Alexandre Blanco-González, Thea K Schulze, Evianne Rovers, Joe G Greener, arXiv:2603.16770

Authors of the review

Giovanni Bussi

This report was written after a journal club given by Giovanni Bussi in the bussilab group meeting. All the members of the group, including external guests, are acknowledged for participating in the discussion and providing feedback that was useful to prepare this report.

The corresponding authors of the original manuscript were consulted before posting this report.

Summary

The authors report the fitting of a force field for biomolecules from scratch, called Garnet, covering small molecules and proteins. Parameters are partly inferred from QM calculations and partly from experimental data. Importantly, the parametrization procedure includes benchmarking simulations of proteins against NMR data. Results are on par with state-of-the-art force fields.

Comments

• This is an impressive work. Whereas the resulting force field does not outperform existing ones, the fact that all parameters are obtained within this paper with an end-to-end procedure makes its updates straightforward. In line of principle, it should be possible to (a) add simulations of additional proteins or (b) different macromolecules and obtain a more transferable parametrization.

• Figure 2C report deviations in line with other force fields. However, their magnitude appears to be significantly larger than kBT. Can the authors comment on the expected impact of these deviations on the population of observed states?

• Some of the protein simulations (Figures 3A and 4A) display a drift which suggests they are unstable. The authors could comment about the difference in the reported metrics (same figures, additional panels) when computed using only the first or only the second half of the trajectory.

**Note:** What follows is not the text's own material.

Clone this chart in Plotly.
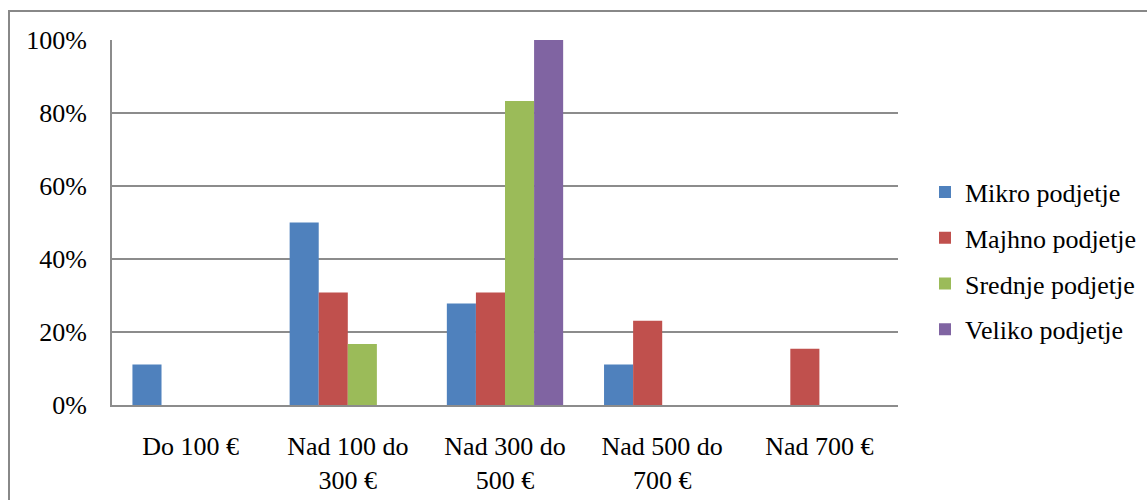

• Performance on IDPs is reported to be better than many force fields. The authors suggest this might be due to a bias in human derived force fields towards structured states. Is it possible instead that the Garnet force field is just suboptimal in preserving structured proteins and, as such, results in apparently better IDPs simulations? Or is the improvement a genuine consequence of the training procedure?

• Page 21-22: "we computed the minimum and maximum values attainable by the corresponding Karplus curve and clamped the experimentally reported coupling to this theoretically admissible interval prior to analysis." Does this suggest that the empirical coefficients are not correct? How much does this clamping affect the final result?

• The two densities in Fig SI 2 look quite similar. Perhaps showing them as standard histograms with discrete bins, without KDE, and with the same bin spacings, would make the figure clearer. I would also suggest avoiding the KDE, because it leads to a misleading negative tail, which is clearly a plotting artifact (absolute charges should be positive). In fact, it might even be better to show a scatter plot (similarly to Fig SI 3), either in addition to the histogram or as an alternative to it.

• Writing remarks:

  • The authors use a double exponential form to replace standard Lennard-Jones. In the paper, they refer to this as "Van Der Waals". However, the only part of the Lennard-Jones potential that represent true Van Der Waals forces is the attractive 1/r6 term. I believe it would be clearer to call the double exponential used in this paper differently.

  • I would recommend using homogeneous colors to distinguish different methods. For instance, in figure 3 Garnet is orange and AMBER is blue. In Figure 4, the colors are swapped.

Competing interests

The author declares that they have no competing interests.

Use of Artificial Intelligence (AI)

The author declares that they did not use generative AI to come up with new ideas for their review.